Poverty - America's Other Epidemic
After his ill mother died, East Cleveland resident Albert Pickett returned to his childhood home. She was behind on water bills, so her debt became his. He couldn’t afford the deposit needed for a repayment plan. The water was turned off. A lien was placed on the house, then a foreclosure notice.
Pickett is one of over 38 million Americans who live in poverty. Millions more are one medical emergency or job loss away. In 2019, the United States, with nearly 30 percent of the world’s total wealth, had the fourth highest poverty rate of all forty Organization for Economic Cooperation and Development (OECD) countries. According to the Census Bureau, 16 million children live in poverty; 26 million are eligible for free/reduced price school lunches. Pickett is African American, yet poverty is an equal opportunity disease.
In Navajo Nation, an elderly man with Parkinson’s could not walk fast enough to make it to his outhouse, so he took anti-diarrheal medication to slow things down. He ended up hospitalized for severe stomach cramps.
Nearly 30 percent of Native Americans and roughly a quarter of all Hispanics and African Americans fall below the federal poverty line. Half of Americans in poverty are white.
Debbie Millard, who is white, earns $44,000 working for a local manufacturer. Her household includes elderly parents, a daughter, the daughter's two children and two other grandchildren. Statistically above the federal poverty line, she is poor nonetheless.

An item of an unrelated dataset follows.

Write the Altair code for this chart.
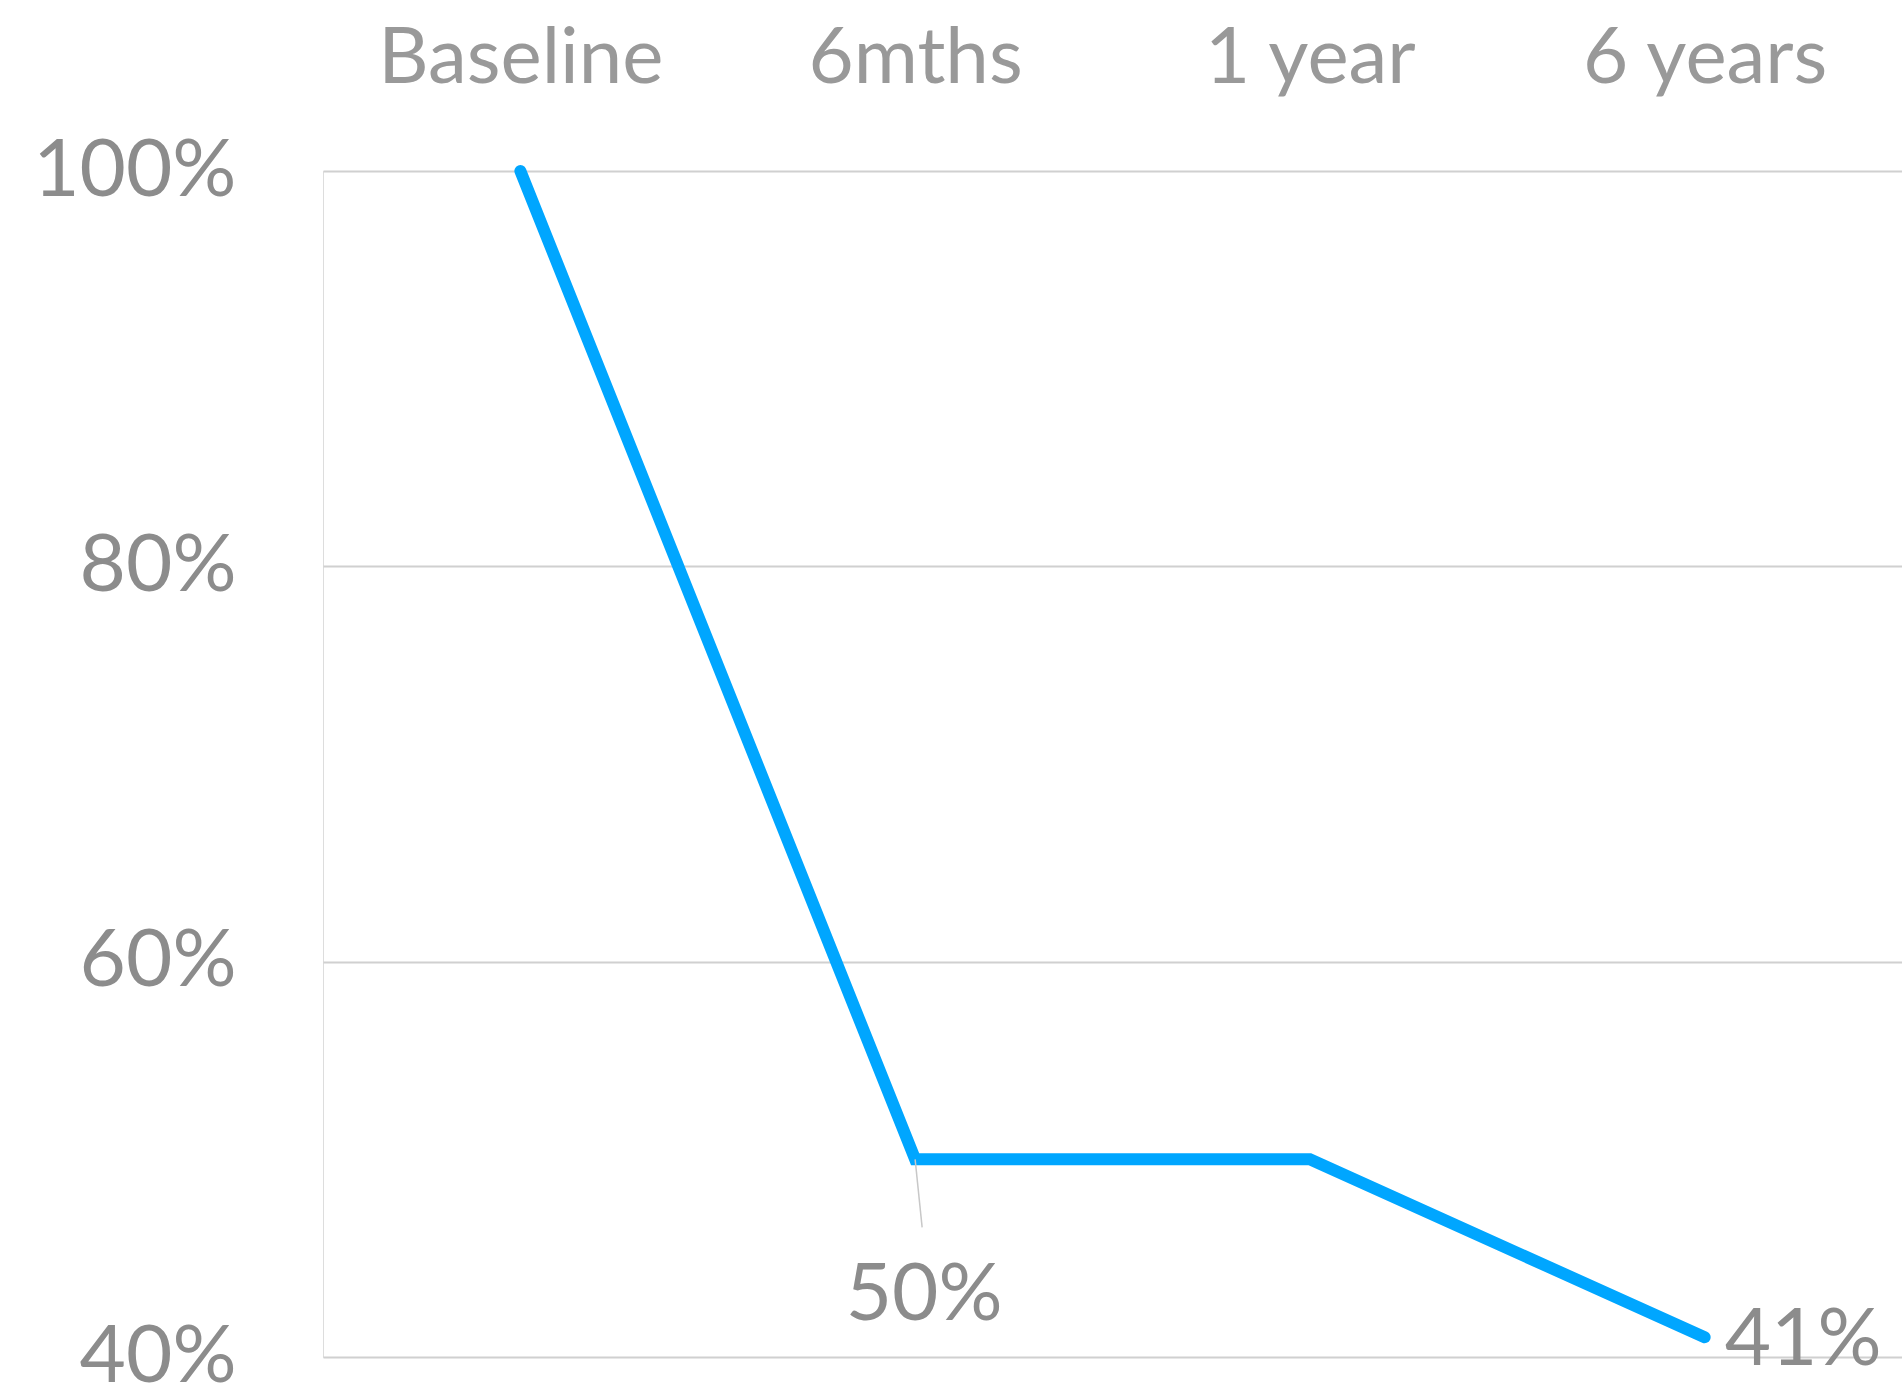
import altair as alt
import pandas as pd

# Share of patients over follow-up
periods = ["Baseline", "6mths", "1 year", "6 years"]
shares = [1.00, 0.50, 0.50, 0.41]

# Points that carry a value label
labelled_periods = ["6mths", "6 years"]

FONT = "Lato"
LINE_BLUE = "#00A6FF"
TEXT_GREY = "#8C8C8C"

df = pd.DataFrame({"period": periods, "share": shares})
df["label"] = df["share"].map(lambda v: f"{round(v * 100)}%")

x_enc = alt.X(
    "period:N",
    sort=periods,
    scale=alt.Scale(type="point", padding=0.5),
    axis=alt.Axis(
        orient="top",
        title=None,
        domain=False,
        ticks=False,
        grid=False,
        labelAngle=0,
        labelLimit=0,
        labelFont=FONT,
        labelFontSize=78,
        labelColor="#999999",
        labelPadding=89,
        labelBaseline="alphabetic",
    ),
)

y_enc = alt.Y(
    "share:Q",
    scale=alt.Scale(domain=[0.4, 1.0], nice=False, zero=False),
    axis=alt.Axis(
        title=None,
        values=[0.4, 0.6, 0.8, 1.0],
        format=".0%",
        domain=False,
        ticks=False,
        grid=True,
        gridColor="#D0D0D0",
        gridWidth=2,
        labelLimit=0,
        labelFont=FONT,
        labelFontSize=80,
        labelColor=TEXT_GREY,
        labelPadding=87,
    ),
)

base = alt.Chart(df).encode(x=x_enc, y=y_enc)

line = base.mark_line(
    color=LINE_BLUE, strokeCap="round", strokeJoin="miter"
).encode(strokeWidth=alt.value(12))

# Leader line from the 6mths point down to its label
leader = (
    base.transform_filter(alt.datum.period == labelled_periods[0])
    .mark_rule(color="#C8C8C8", strokeWidth=1.5, x2Offset=7, y2Offset=68)
    .encode(x2="period:N", y2="share:Q")
)

label_6m = (
    base.transform_filter(alt.datum.period == labelled_periods[0])
    .mark_text(font=FONT, fontSize=80, color=TEXT_GREY, align="center",
               baseline="middle", dx=9, dy=137)
    .encode(text="label:N")
)

label_6y = (
    base.transform_filter(alt.datum.period == labelled_periods[1])
    .mark_text(font=FONT, fontSize=80, color=TEXT_GREY, align="left",
               baseline="middle", dx=20, dy=4)
    .encode(text="label:N")
)

chart = (
    alt.layer(line, leader, label_6m, label_6y)
    .properties(
        width=1579,
        height=1186,
        autosize=alt.AutoSizeParams(type="none"),
        padding={"left": 323, "top": 171, "right": 0, "bottom": 32},
    )
    .configure_view(strokeWidth=0)
    .configure(background="white")
)

chart.save("out.html", embed_options={"renderer": "svg", "actions": False})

Despite a popular misconception, 40 percent of the poor work full-time; only 6.4 percent do not work at all. Having a job doesn’t necessarily provide financial security. Forty percent of American households have incomes below $50,000 – in a country that has nearly 15 million millionaires. The United States has the seventh largest wealth gap among OECD countries.
Jean Wickham’s minivan parked in line for food bank donations in Egg Harbor, NJ in late April. She’d worked all her life, until COVID19 hit, essentially eliminating the family’s income. “I’m just afraid I’m going to lose my house,” she said.
COVID19 has exposed how close to poverty even many in the middle class are, which was true before the pandemic. Twenty-eight percent of Americans have nothing saved for an emergency and only 40 percent can pay an emergency bill of $1,000. With age, financial insecurity often grows. Twenty-one percent of Americans have no retirement savings; another 10 percent have less than $5,000.
Susan Finley was fired after a decade at Walmart. She had taken one more day of sick leave than allowed, recovering from pneumonia. Losing her job meant losing health insurance. She died three months later after failing to seek medical care. She was using the little money she had to avoid eviction.
In 2018, 27.5 million Americans lacked health insurance. Estimates indicate COVID layoffs have added another 5.4 million. In a 2019 poll, 25 percent of Americans said they or a family member delayed medical treatment for a serious illness because they couldn’t afford it. The medical problems linked to poverty became more visible with COVID19. The hospitalization rate for non-Hispanic American Indian, Alaska Native, and black Americans is about five times that of non-Hispanic whites. For Hispanic or Latino persons, it is about four times higher. African Americans account for 23 percent of COVID deaths; they are only 13.4 percent of the population. Being poor often also means lacking access to good nutrition, living in unsafe conditions, and/or working in low-wage, sometimes crowded workplaces – and the poor can’t afford to shelter at home.
Anger at economic injustice is widespread. It exists on the political right and left. Occupy Wall Street railed against concentrated wealth in the top one percent. Donald Trump’s 2016 campaign argued the Left ignored the lack of jobs for rural and Rust Belt Americans. Bernie Sanders and Elizabeth Warren charge the Right with destroying the middle class by favoring the wealthy. When voters in red-state Oklahomans approved a referendum expanding Medicaid, against their state’s Republican leadership, they sent a message. When Black Lives Matter protesters demand economic justice as well as police reform, they send a message. When Americans object to cuts in Medicare, Medicaid, and Social Security and demand access to medical care at affordable cost, they want economic justice too.
Poverty impacts the well-off too as their success requires Americans who can afford to buy their products and services. Poverty also fosters social divides. Over 40 percent of Americans pay no federal income tax mostly because they don’t earn enough, a situation that weakens their civic responsibility as it sometimes enrages those who do pay taxes. Generational poverty and the threat of being plunged into poverty breed distrust in democracy and often each other.
It would be nice if change came from the top. But the poor and near-poor must not count on it. If they want economic justice, they must vote in much greater numbers. Tax cuts, stimulus payments, and insufficiently funded programs are not enough. Nor is philanthropy. These ameliorate but do not fix structural features that prevent widespread upward mobility. Efforts to turn segments of the poor or near-poor against each other through stoking racial animosity or fears of violence mask the shared poverty problem. Government leaders must act not because they fear electoral defeat or public protests but because it is morally right under a Constitution that promises to “secure the blessings of liberty.”